> [Exercise brief]
Print only the lines from the top of the data through the line with "font=dict(family=FONT, size=33, color=INK))", both included, skipping every picture.
===== Available data
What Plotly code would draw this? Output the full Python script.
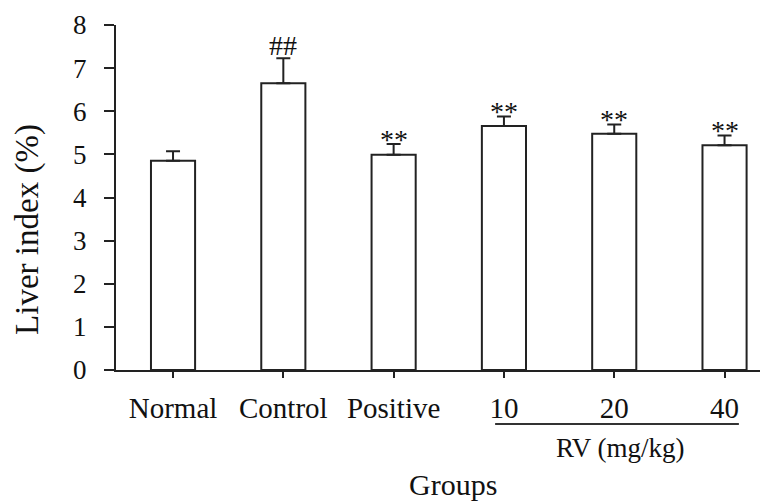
import plotly.graph_objects as go

groups = ["Normal", "Control", "Positive", "10", "20", "40"]
liver_index = [4.85, 6.65, 4.99, 5.66, 5.48, 5.21]
sem = [0.22, 0.58, 0.25, 0.22, 0.21, 0.23]
marks = ["", "##", "**", "**", "**", "**"]
y_ticks = [0, 1, 2, 3, 4, 5, 6, 7, 8]

FONT = "Liberation Serif, Times New Roman, serif"
INK = "#111111"

fig = go.Figure()
fig.add_trace(go.Bar(
    x=groups, y=liver_index,
    width=0.4,
    marker=dict(color="white", line=dict(color="#222222", width=2)),
    error_y=dict(type="data", array=sem, arrayminus=[0]*len(sem), symmetric=False,
                 color="#222222", thickness=2, width=7),
    showlegend=False,
))

for i, (v, e, m) in enumerate(zip(liver_index, sem, marks)):
    if not m:
        continue
    shift = 13 if m == "##" else 5
    fig.add_annotation(x=i, y=v + e, text=m, showarrow=False, yanchor="middle",
                       yshift=shift, font=dict(family=FONT, size=28, color=INK))

# RV dose group underline and label
fig.add_shape(type="line", xref="x", yref="paper", x0=2.92, x1=5.13, y0=-0.1565, y1=-0.1565,
              line=dict(color="#333333", width=2))
fig.add_annotation(xref="x", yref="paper", x=4.06, y=-0.226, text="RV (mg/kg)", showarrow=False,
                   xanchor="center", yanchor="middle", font=dict(family=FONT, size=27, color=INK))
fig.add_annotation(xref="paper", yref="paper", x=0.517, y=-0.386, text="Groups", showarrow=False,
                   xanchor="center", yanchor="bottom", font=dict(family=FONT, size=30, color=INK))
fig.add_annotation(xref="paper", yref="paper", x=-0.135, y=0.409, text="Liver index (%)",
                   textangle=-90, showarrow=False, xanchor="center", yanchor="middle",
                   font=dict(family=FONT, size=33, color=INK))

fig.update_layout(
    width=760, height=496,
    margin=dict(l=108, r=0, t=17, b=134),
    paper_bgcolor="white", plot_bgcolor="white",
    font=dict(family=FONT, color=INK),
    xaxis=dict(type="category", range=[-0.517, 5.394], showline=True, linecolor="#222222",
               linewidth=2, ticks="outside", ticklen=6, tickwidth=2, tickcolor="#222222",
               showgrid=False, zeroline=False, tickfont=dict(family=FONT, size=29, color=INK),
               ticklabelstandoff=5, fixedrange=True),
    yaxis=dict(range=[0, 8], tickvals=y_ticks, showline=True, linecolor="#222222", linewidth=2,
               ticks="outside", ticklen=10, tickwidth=2, tickcolor="#222222", showgrid=False,
               zeroline=False, tickfont=dict(family=FONT, size=27, color=INK),
               ticklabelstandoff=12, fixedrange=True),
)

fig.write_html("out.html")
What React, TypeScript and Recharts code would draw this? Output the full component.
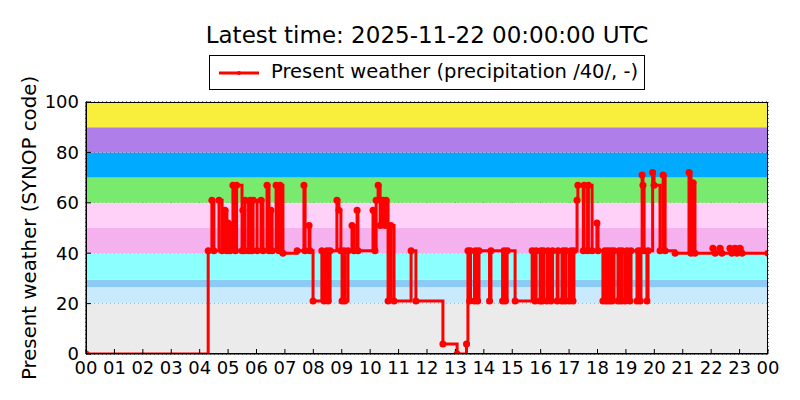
import { LineChart, Line, XAxis, YAxis, CartesianGrid, ReferenceArea } from 'recharts'

// change points of the present weather code (hour of day, SYNOP ww)
const times = [
  0.00, 4.30, 4.43, 4.50, 4.68, 4.79, 4.89, 4.96, 5.00, 5.07,
  5.17, 5.26, 5.30, 5.49, 5.52, 5.56, 5.60, 5.72, 5.78, 5.84,
  5.88, 6.02, 6.16, 6.23, 6.37, 6.44, 6.51, 6.55, 6.69, 6.79,
  6.83, 6.93, 7.43, 7.67, 7.71, 7.85, 7.88, 7.99, 8.30, 8.38,
  8.48, 8.52, 8.59, 8.83, 8.90, 8.97, 9.01, 9.08, 9.11, 9.22,
  9.36, 9.43, 9.54, 9.57, 10.10, 10.17, 10.21, 10.28, 10.35, 10.45,
  10.52, 10.56, 10.63, 10.73, 10.84, 11.44, 11.61, 12.56, 13.06, 13.39,
  13.44, 13.50, 13.53, 13.67, 13.71, 13.78, 13.83, 14.20, 14.25, 14.66,
  14.71, 14.76, 14.82, 15.10, 15.70, 15.80, 15.84, 15.98, 16.01, 16.06,
  16.10, 16.22, 16.26, 16.36, 16.42, 16.58, 16.61, 16.75, 16.79, 16.86,
  16.89, 17.01, 17.07, 17.14, 17.17, 17.28, 17.31, 17.50, 17.53, 17.65,
  17.68, 17.81, 17.98, 18.02, 18.19, 18.26, 18.30, 18.37, 18.41, 18.48,
  18.51, 18.58, 18.72, 18.76, 18.83, 18.86, 18.97, 19.04, 19.14, 19.18,
  19.39, 19.43, 19.50, 19.53, 19.57, 19.60, 19.64, 19.74, 19.78, 19.94,
  19.99, 20.20, 20.31, 20.38, 20.73, 21.22, 21.29, 21.36, 21.43, 22.06,
  22.14, 22.31, 22.38, 22.66, 22.73, 22.84, 22.91, 23.01, 23.09, 24.00,
]
const codes = [
  0, 41, 61, 41, 61, 41, 57, 41, 52, 41,
  67, 41, 67, 41, 57, 41, 61, 41, 61, 41,
  61, 41, 61, 41, 67, 41, 57, 41, 67, 41,
  67, 40, 41, 67, 41, 51, 41, 21, 41, 21,
  41, 21, 41, 61, 57, 41, 21, 41, 21, 41,
  51, 41, 57, 41, 57, 41, 61, 67, 51, 61,
  51, 61, 21, 51, 21, 41, 21, 4, 0, 4,
  41, 21, 41, 21, 41, 21, 41, 21, 41, 21,
  41, 21, 41, 21, 41, 21, 41, 21, 41, 21,
  41, 21, 41, 21, 41, 21, 41, 21, 41, 21,
  41, 21, 41, 21, 41, 61, 67, 41, 67, 41,
  67, 41, 52, 41, 21, 41, 21, 41, 21, 41,
  21, 41, 21, 41, 21, 41, 21, 41, 21, 41,
  21, 41, 21, 41, 71, 67, 41, 21, 41, 72,
  67, 41, 71, 41, 40, 72, 40, 68, 40, 42,
  40, 42, 40, 42, 40, 42, 40, 42, 40, 40,
]

const hourTicks = [0, 1, 2, 3, 4, 5, 6, 7, 8, 9, 10, 11, 12, 13, 14, 15, 16, 17, 18, 19, 20, 21, 22, 23, 24]
const hourLabels = ['00', '01', '02', '03', '04', '05', '06', '07', '08', '09', '10', '11', '12',
  '13', '14', '15', '16', '17', '18', '19', '20', '21', '22', '23', '00']
const codeTicks = [0, 20, 40, 60, 80, 100]

// background bands of the code groups
const bandFrom = [0, 20, 26.5, 29.5, 40, 50, 60, 70, 80, 90]
const bandTo = [20, 26.5, 29.5, 40, 50, 60, 70, 80, 90, 100]
const bandColors = ['#ebebeb', '#c8eafc', '#8ccbf5', '#8cffff', '#f5b0ee', '#ffd0f8', '#78ea6e', '#00aaff', '#b07ee8', '#f7ef3b']

const font = "'DejaVu Sans', sans-serif"
const tickFont = { fill: '#000', fontSize: 18, fontFamily: font }
const blank = () => ''

export default function App() {
  const data = times.map((t, i) => ({ t, code: codes[i] }))

  return (
    <div style={{ position: 'absolute', left: 0, top: 0, width: 800, height: 400, background: '#fff', fontFamily: font }}>
      <div style={{ position: 'absolute', left: 427, top: 35, transform: 'translate(-50%, -50%)', fontSize: 23, lineHeight: 1, whiteSpace: 'nowrap' }}>
        Latest time: 2025-11-22 00:00:00 UTC
      </div>
      <div style={{ position: 'absolute', left: 209, top: 55, width: 434, height: 33, border: '1px solid #000', background: '#fff' }}>
        <svg width={50} height={33} style={{ position: 'absolute', left: 0, top: 0 }}>
          <line x1={9} y1={17} x2={49} y2={17} stroke="#ff0000" strokeWidth={3} />
          <circle cx={29} cy={17} r={2} fill="#ff0000" />
        </svg>
        <span style={{ position: 'absolute', left: 61, top: 16, transform: 'translateY(-50%)', fontSize: 19.5, lineHeight: 1, whiteSpace: 'nowrap' }}>
          Present weather (precipitation /40/, -)
        </span>
      </div>
      <div style={{ position: 'absolute', left: 30, top: 228, transform: 'translate(-50%, -50%) rotate(-90deg)', fontSize: 19.8, lineHeight: 1, whiteSpace: 'nowrap' }}>
        Present weather (SYNOP code)
      </div>

      <LineChart width={800} height={400} data={data} margin={{ top: 102, right: 32, bottom: 16, left: 0 }}>
        {bandFrom.map((y1, i) => (
          <ReferenceArea key={i} x1={0} x2={24} y1={y1} y2={bandTo[i]} fill={bandColors[i]} fillOpacity={1} stroke="none" ifOverflow="hidden" />
        ))}
        <CartesianGrid stroke="#000" strokeDasharray="1 3" strokeWidth={1} />
        <XAxis dataKey="t" type="number" domain={[0, 24]} ticks={hourTicks} allowDataOverflow
          tickFormatter={(v: number) => hourLabels[hourTicks.indexOf(v)]}
          tick={tickFont} tickLine={{ stroke: '#000' }} tickSize={-5} tickMargin={12}
          axisLine={{ stroke: '#000' }} height={30} interval={0} />
        <XAxis xAxisId="top" orientation="top" type="number" domain={[0, 24]} ticks={hourTicks} allowDataOverflow
          tickFormatter={blank} tick={tickFont} tickLine={{ stroke: '#000' }} tickSize={-5} tickMargin={0}
          axisLine={{ stroke: '#000' }} height={0} interval={0} />
        <YAxis type="number" domain={[0, 100]} ticks={codeTicks} allowDataOverflow
          tick={tickFont} tickLine={{ stroke: '#000' }} tickSize={-5} tickMargin={12}
          axisLine={{ stroke: '#000' }} width={86} interval={0} />
        <YAxis yAxisId="right" orientation="right" type="number" domain={[0, 100]} ticks={codeTicks} allowDataOverflow
          tickFormatter={blank} tick={tickFont} tickLine={{ stroke: '#000' }} tickSize={-5} tickMargin={0}
          axisLine={{ stroke: '#000' }} width={0} interval={0} />
        <Line dataKey="code" type="stepAfter" stroke="#ff0000" strokeWidth={3}
          dot={{ r: 3.5, fill: '#ff0000', stroke: 'none' }} isAnimationActive={false} />
      </LineChart>
      <div style={{ position: 'absolute', left: 86, top: 102, width: 682, height: 252, border: '1px solid #000', boxSizing: 'border-box', marginLeft: -0.5, marginTop: -0.5, pointerEvents: 'none' }} />
    </div>
  )
}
==========
> [Reply to the exercise]
What Plotly code would draw this? Output the full Python script.
import plotly.graph_objects as go

groups = ["Normal", "Control", "Positive", "10", "20", "40"]
liver_index = [4.85, 6.65, 4.99, 5.66, 5.48, 5.21]
sem = [0.22, 0.58, 0.25, 0.22, 0.21, 0.23]
marks = ["", "##", "**", "**", "**", "**"]
y_ticks = [0, 1, 2, 3, 4, 5, 6, 7, 8]

FONT = "Liberation Serif, Times New Roman, serif"
INK = "#111111"

fig = go.Figure()
fig.add_trace(go.Bar(
    x=groups, y=liver_index,
    width=0.4,
    marker=dict(color="white", line=dict(color="#222222", width=2)),
    error_y=dict(type="data", array=sem, arrayminus=[0]*len(sem), symmetric=False,
                 color="#222222", thickness=2, width=7),
    showlegend=False,
))

for i, (v, e, m) in enumerate(zip(liver_index, sem, marks)):
    if not m:
        continue
    shift = 13 if m == "##" else 5
    fig.add_annotation(x=i, y=v + e, text=m, showarrow=False, yanchor="middle",
                       yshift=shift, font=dict(family=FONT, size=28, color=INK))

# RV dose group underline and label
fig.add_shape(type="line", xref="x", yref="paper", x0=2.92, x1=5.13, y0=-0.1565, y1=-0.1565,
              line=dict(color="#333333", width=2))
fig.add_annotation(xref="x", yref="paper", x=4.06, y=-0.226, text="RV (mg/kg)", showarrow=False,
                   xanchor="center", yanchor="middle", font=dict(family=FONT, size=27, color=INK))
fig.add_annotation(xref="paper", yref="paper", x=0.517, y=-0.386, text="Groups", showarrow=False,
                   xanchor="center", yanchor="bottom", font=dict(family=FONT, size=30, color=INK))
fig.add_annotation(xref="paper", yref="paper", x=-0.135, y=0.409, text="Liver index (%)",
                   textangle=-90, showarrow=False, xanchor="center", yanchor="middle",
                   font=dict(family=FONT, size=33, color=INK))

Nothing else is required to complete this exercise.